Associate Justice of the First Judicial Department
- In office 1998–2017
- Appointed by: George Pataki

Justice on the New York Supreme Court
- In office 1986–1998

Judge on the New York City Civil Court
- In office 1982–1985

Personal details
- Born: December 30, 1942 (age 83) The Bronx, New York
- Alma mater: Columbia College Case Western Reserve University School of Law New York University School of Law

= David Saxe (judge) =

American judge

David B. Saxe (born December 30, 1942) was an associate justice of the New York Appellate Division of the Supreme Court, First Judicial Department.
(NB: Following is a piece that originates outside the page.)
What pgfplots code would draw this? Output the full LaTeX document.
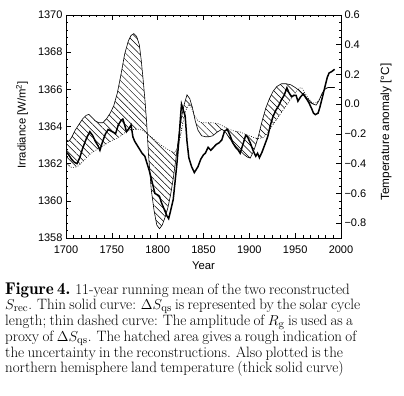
\documentclass[border=0pt]{standalone}
\usepackage{pgfplots}
\pgfplotsset{compat=1.18}
\usetikzlibrary{patterns.meta}
\usepackage[no-math]{fontspec}
\setmainfont{Liberation Sans}
\newcommand\capfont{\fontfamily{lmr}\selectfont}

\pgfplotstableread{
x y
1700 1363.3
1703 1363.2
1706 1363.4
1710 1363.8
1714 1364.1
1718 1364.4
1722 1364.6
1725 1364.65
1728 1364.5
1732 1364.3
1736 1364.2
1740 1364.2
1744 1364.4
1748 1364.7
1752 1365.1
1756 1365.8
1760 1366.8
1764 1367.9
1768 1368.6
1771 1368.9
1774 1369.0
1777 1368.85
1780 1368.4
1782 1367.6
1784 1366.6
1786 1365.5
1788 1364.2
1790 1362.5
1793 1360.6
1796 1359.5
1799 1358.7
1802 1358.5
1805 1358.7
1808 1359.1
1811 1359.6
1814 1360.3
1817 1361.2
1820 1362.3
1823 1363.5
1826 1364.5
1829 1365.2
1832 1365.7
1835 1365.5
1838 1365.0
1841 1364.3
1844 1363.8
1848 1363.5
1852 1363.45
1856 1363.45
1860 1363.5
1865 1363.7
1870 1363.85
1874 1363.7
1878 1363.4
1882 1363.1
1886 1362.9
1890 1362.7
1894 1362.5
1898 1362.35
1901 1362.3
1904 1362.6
1907 1363.0
1910 1363.5
1914 1364.3
1918 1365.0
1922 1365.5
1926 1365.9
1930 1366.15
1935 1366.3
1940 1366.3
1945 1366.25
1950 1366.1
1954 1365.95
1958 1365.75
1962 1365.5
1966 1365.3
1970 1365.2
1973 1365.15
1976 1365.4
1979 1365.75
1982 1366.0
1986 1366.1
1993 1366.1
}\solidtab

\pgfplotstableread{
x y
1700 1362.1
1703 1361.9
1706 1361.8
1710 1361.8
1714 1361.9
1718 1362.1
1722 1362.3
1726 1362.5
1730 1362.65
1735 1362.8
1740 1362.95
1745 1363.1
1750 1363.25
1755 1363.35
1760 1363.5
1765 1363.7
1770 1363.8
1775 1363.85
1780 1363.85
1785 1363.75
1790 1363.55
1795 1363.35
1800 1363.15
1805 1362.95
1810 1362.8
1815 1362.65
1819 1362.6
1822 1362.9
1825 1363.5
1828 1364.3
1831 1364.9
1834 1365.2
1837 1365.0
1840 1364.6
1844 1364.3
1848 1364.2
1855 1364.2
1860 1364.2
1866 1364.15
1870 1364.05
1874 1363.95
1878 1363.85
1884 1363.75
1890 1363.7
1895 1363.6
1900 1363.5
1905 1363.4
1910 1363.35
1915 1363.4
1920 1363.65
1925 1364.05
1930 1364.4
1935 1364.75
1940 1365.1
1945 1365.45
1950 1365.8
1954 1366.05
1957 1366.1
1960 1365.85
1964 1365.55
1968 1365.3
1971 1365.25
1974 1365.3
1977 1365.5
1980 1365.8
1983 1366.05
1986 1366.1
1993 1366.1
}\dashtab

% hatched band: solid curve forward, dashed curve backward
\pgfplotstableread{
x y
1700 1363.3
1703 1363.2
1706 1363.4
1710 1363.8
1714 1364.1
1718 1364.4
1722 1364.6
1725 1364.65
1728 1364.5
1732 1364.3
1736 1364.2
1740 1364.2
1744 1364.4
1748 1364.7
1752 1365.1
1756 1365.8
1760 1366.8
1764 1367.9
1768 1368.6
1771 1368.9
1774 1369.0
1777 1368.85
1780 1368.4
1782 1367.6
1784 1366.6
1786 1365.5
1788 1364.2
1790 1362.5
1793 1360.6
1796 1359.5
1799 1358.7
1802 1358.5
1805 1358.7
1808 1359.1
1811 1359.6
1814 1360.3
1817 1361.2
1820 1362.3
1823 1363.5
1826 1364.5
1829 1365.2
1832 1365.7
1835 1365.5
1838 1365.0
1841 1364.3
1844 1363.8
1848 1363.5
1852 1363.45
1856 1363.45
1860 1363.5
1865 1363.7
1870 1363.85
1874 1363.7
1878 1363.4
1882 1363.1
1886 1362.9
1890 1362.7
1894 1362.5
1898 1362.35
1901 1362.3
1904 1362.6
1907 1363.0
1910 1363.5
1914 1364.3
1918 1365.0
1922 1365.5
1926 1365.9
1930 1366.15
1935 1366.3
1940 1366.3
1945 1366.25
1950 1366.1
1954 1365.95
1958 1365.75
1962 1365.5
1966 1365.3
1970 1365.2
1973 1365.15
1976 1365.4
1979 1365.75
1982 1366.0
1986 1366.1
1993 1366.1
1993 1366.1
1986 1366.1
1983 1366.05
1980 1365.8
1977 1365.5
1974 1365.3
1971 1365.25
1968 1365.3
1964 1365.55
1960 1365.85
1957 1366.1
1954 1366.05
1950 1365.8
1945 1365.45
1940 1365.1
1935 1364.75
1930 1364.4
1925 1364.05
1920 1363.65
1915 1363.4
1910 1363.35
1905 1363.4
1900 1363.5
1895 1363.6
1890 1363.7
1884 1363.75
1878 1363.85
1874 1363.95
1870 1364.05
1866 1364.15
1860 1364.2
1855 1364.2
1848 1364.2
1844 1364.3
1840 1364.6
1837 1365.0
1834 1365.2
1831 1364.9
1828 1364.3
1825 1363.5
1822 1362.9
1819 1362.6
1815 1362.65
1810 1362.8
1805 1362.95
1800 1363.15
1795 1363.35
1790 1363.55
1785 1363.75
1780 1363.85
1775 1363.85
1770 1363.8
1765 1363.7
1760 1363.5
1755 1363.35
1750 1363.25
1745 1363.1
1740 1362.95
1735 1362.8
1730 1362.65
1726 1362.5
1722 1362.3
1718 1362.1
1714 1361.9
1710 1361.8
1706 1361.8
1703 1361.9
1700 1362.1
}\hatchtab

\pgfplotstableread{
x y
1700 -0.32
1703 -0.34
1706 -0.37
1709 -0.39
1712 -0.40
1715 -0.36
1718 -0.30
1721 -0.25
1723 -0.22
1726 -0.185
1729 -0.21
1732 -0.25
1735 -0.28
1737 -0.31
1740 -0.25
1743 -0.20
1746 -0.17
1749 -0.18
1752 -0.19
1754 -0.20
1757 -0.14
1760 -0.11
1762 -0.10
1764 -0.14
1766 -0.185
1769 -0.16
1771 -0.14
1773 -0.22
1775 -0.25
1777 -0.27
1780 -0.30
1783 -0.33
1786 -0.35
1789 -0.41
1791 -0.45
1793 -0.50
1795 -0.55
1797 -0.60
1800 -0.61
1802 -0.62
1804 -0.66
1806 -0.69
1808 -0.72
1810 -0.75
1812 -0.77
1814 -0.72
1817 -0.64
1819 -0.52
1821 -0.40
1823 -0.25
1825 -0.08
1826 0.00
1828 -0.04
1830 -0.08
1832 -0.25
1834 -0.36
1837 -0.42
1840 -0.46
1842 -0.44
1844 -0.42
1847 -0.37
1850 -0.34
1852 -0.33
1855 -0.29
1858 -0.31
1861 -0.29
1864 -0.27
1867 -0.26
1870 -0.24
1873 -0.18
1876 -0.17
1879 -0.21
1882 -0.26
1885 -0.29
1888 -0.31
1890 -0.33
1893 -0.27
1896 -0.21
1898 -0.22
1901 -0.26
1904 -0.31
1907 -0.35
1909 -0.33
1911 -0.36
1914 -0.32
1917 -0.27
1920 -0.22
1923 -0.14
1926 -0.08
1929 -0.04
1932 -0.01
1935 0.03
1938 0.06
1941 0.11
1943 0.08
1946 0.05
1949 0.06
1951 0.06
1953 0.02
1956 0.05
1959 0.07
1962 0.04
1965 0.01
1968 -0.03
1970 -0.06
1972 -0.07
1975 -0.06
1977 -0.02
1979 0.03
1981 0.08
1983 0.13
1985 0.18
1987 0.21
1990 0.22
1993 0.235
}\temptab

\begin{document}
\begin{tikzpicture}
\useasboundingbox (0bp,0bp) rectangle (404bp,396bp);
\pgfplotsset{
  myaxis/.style={
    at={(66bp,158bp)}, anchor=south west,
    scale only axis, width=275bp, height=223bp,
    xmin=1700, xmax=2000,
    tick align=inside,
    major tick length=5bp, minor tick length=2.5bp,
    tick style={black, line width=0.5bp},
    axis line style={line width=0.6bp},
    every tick label/.append style={font=\fontsize{11bp}{13bp}\selectfont},
    every axis label/.append style={font=\fontsize{11.3bp}{13bp}\selectfont},
  }
}
\begin{axis}[myaxis,
  ymin=1358, ymax=1370,
  ytick pos=left,
  xtick={1700,1750,1800,1850,1900,1950,2000},
  xticklabels={1700,1750,1800,1850,1900,1950,2000},
  xticklabel style={yshift=-4.5bp},
  minor x tick num=5,
  ytick={1358,1360,1362,1364,1366,1368,1370},
  yticklabels={1358,1360,1362,1364,1366,1368,1370},
  minor y tick num=4,
  xlabel={Year},
  ylabel={Irradiance [W/m\textsuperscript{2}]},
  every axis x label/.style={at={(axis description cs:0.5,-0.125)}, anchor=center, font=\fontsize{11.3bp}{13bp}\selectfont},
  every axis y label/.style={at={(axis description cs:-0.16,0.507)}, rotate=90, anchor=center, font=\fontsize{11.3bp}{13bp}\selectfont},
]
\addplot[draw=none, pattern={Lines[angle=-45,distance=4.6bp,line width=0.5bp]}] table {\hatchtab};
\addplot[black, line width=0.6bp] table {\solidtab};
\addplot[black, line width=0.6bp, dash pattern=on 0.8bp off 1.6bp] table {\dashtab};
\end{axis}
\begin{axis}[myaxis,
  ymin=-0.9, ymax=0.6,
  axis x line=none, axis y line*=right,
  ytick={-0.8,-0.6,-0.4,-0.2,0,0.2,0.4,0.6},
  yticklabels={−0.8,−0.6,−0.4,−0.2,0.0,0.2,0.4,0.6},
  minor y tick num=3,
  ylabel={Temperature anomaly [°C]},
  every axis y label/.style={at={(axis description cs:1.164,0.475)}, rotate=90, anchor=center, font=\fontsize{11.8bp}{13bp}\selectfont},
]
\addplot[black, line width=1.5bp] table {\temptab};
\end{axis}
\node[anchor=north west, inner sep=0pt, text width=395bp] at (5bp,113bp) {%
\capfont\fontsize{15bp}{19.5bp}\selectfont\noindent\rightskip=0pt\parfillskip=0pt
{\fontsize{17bp}{19.5bp}\selectfont\bfseries Figure 4.} 11-year running mean of the two reconstructed\linebreak
$S_{\rm rec}$. Thin solid curve: $\Delta S_{\rm qs}$ is represented by the solar cycle\linebreak
length; thin dashed curve: The amplitude of $R_{\rm g}$ is used as a\linebreak
proxy of $\Delta S_{\rm qs}$. The hatched area gives a rough indication of\linebreak
the uncertainty in the reconstructions. Also plotted is the\linebreak
northern hemisphere land temperature (thick solid curve)};
\end{tikzpicture}
\end{document}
==Early life and education==
Justice Saxe earned his bachelor's degree at Columbia College in 1963. He received his JD from Case Western Reserve University School of Law in 1966 and an LL.M. from New York University School of Law in 1972.

==Legal career==
Following law school, Judge Saxe clerked under Shanley N. Egeth. He was the consumer advocate and director of law enforcement for the New York City Consumer Affairs Department before becoming a lecturer and assistant professor of law at the City University of New York School of Law. He also maintained a private practice in Manhattan before joining the bench in which he specialized in representing tenants in co-op and condominium conversions and landlord-tenant matters; conducted a general civil practice with an emphasis on litigation; represented the rights of schoolchildren and their parents as well as handicapped children; and represented family members in family court; in addition to advocating for the consumer and doing appellate work.

Judge Saxe served on the New York City Civil Court from 1982 to 1985 and on the New York Supreme Court from 1986 to 1998. In 1998, he was designated as an associate justice for the Appellate Division, First Judicial Department, by New York Governor George Pataki. He served on that court until retiring from the bench effective February 28, 2017. He is currently a partner in the law firm of Morrison Cohen LLP in Manhattan.